Gro Risk Balancer and the pairing with PWRD means that Vault holders can leverage their capital in battle-hardened, popular, and time-tested stablecoins and protocols without increasing exposure to the highly risky DeFi products with similar yield. The only added exposure is to Gro Protocol itself.
Vault is a token representation of your stablecoin yield farming through Gro. Its yields are accrued back into the token itself and it is NOT designed as a stablecoin.

How do I find out the token value of Vault (GVT)?

It is important to note that Vault's token value in the smart contract is not always the same as its price on Uniswap, which is the number shown on Coingecko.
The best source is checking directly on the smart contract here (under 17. getPricePerShare):
Vault token is priced at $94.85 here
This is in 10^-18 making it hard to read, but you can use the unit converter on Etherscan to help read these big numbers more easily!

How does Vault work?

The best way to understand how Vault works is to study the symbiotic relationship between Vault and PWRD in this section:
Vault <-> PWRD interaction
gro Docs
Vault's value could drop when one of the underlying protocols or stablecoins generating yield fails as it absorbs loss for itself and PWRD deposits. That means Vault's exposure is not only limited to the system exposure but also the leverage it takes on through PWRD, which is measured by the utilisation ratio (PWRD TVL/Vault TVL) displayed on Gro dApp.
Vault is ideal for users who don't have either the time or the stomach to manage funds on a daily basis in untested, risky, high-yield products. It is designed to be a long-term, high yield investment. Risk Balancer autonomously balances the underlying strategies (whitelisted by the DAO from May 2022 onwards) and distributes yields from trading fees and governance incentives accordingly.
In addition, you can stake Vault tokens for Gro DAO token (GRO) rewards.
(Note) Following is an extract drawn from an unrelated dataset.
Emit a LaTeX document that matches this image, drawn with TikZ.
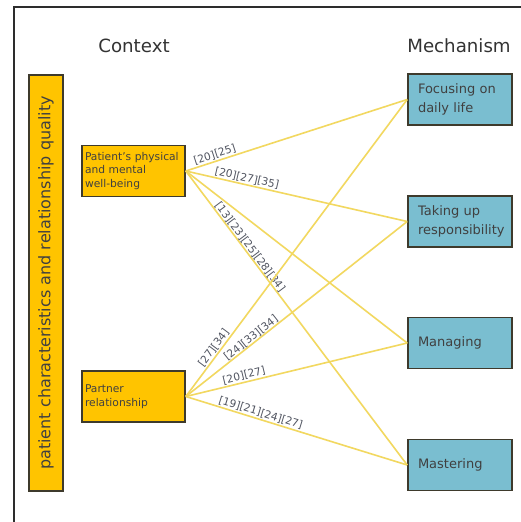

Vault tokens will continue to accrue stablecoin yield when staked. It is your choice whether to stake the Vault tokens by itself (single-sided) or pair that with GRO in the GRO/Vault pool, but note that the latter would incur impermanent losses.
GRO token rewards through staking or providing liquidity would need to be claimed. Once they are claimed, you could choose vesting over 12 months with the full amount with additional vesting bonus or transfer 30% of them to wallet (giving up remaining 70% to those who choose vesting). Please see Vesting mechanism and How to claim rewards to learn more.
You can also use the vesting GRO tokens to vote in Gro DAO governance. See DAO Governancefor more details.

Reminder about Risk

DeFi is still a very new space, and while that's exciting, it comes with risk. Gro Protocol's software helps you access this world, but make sure you do your own research and only supply assets you can afford to lose.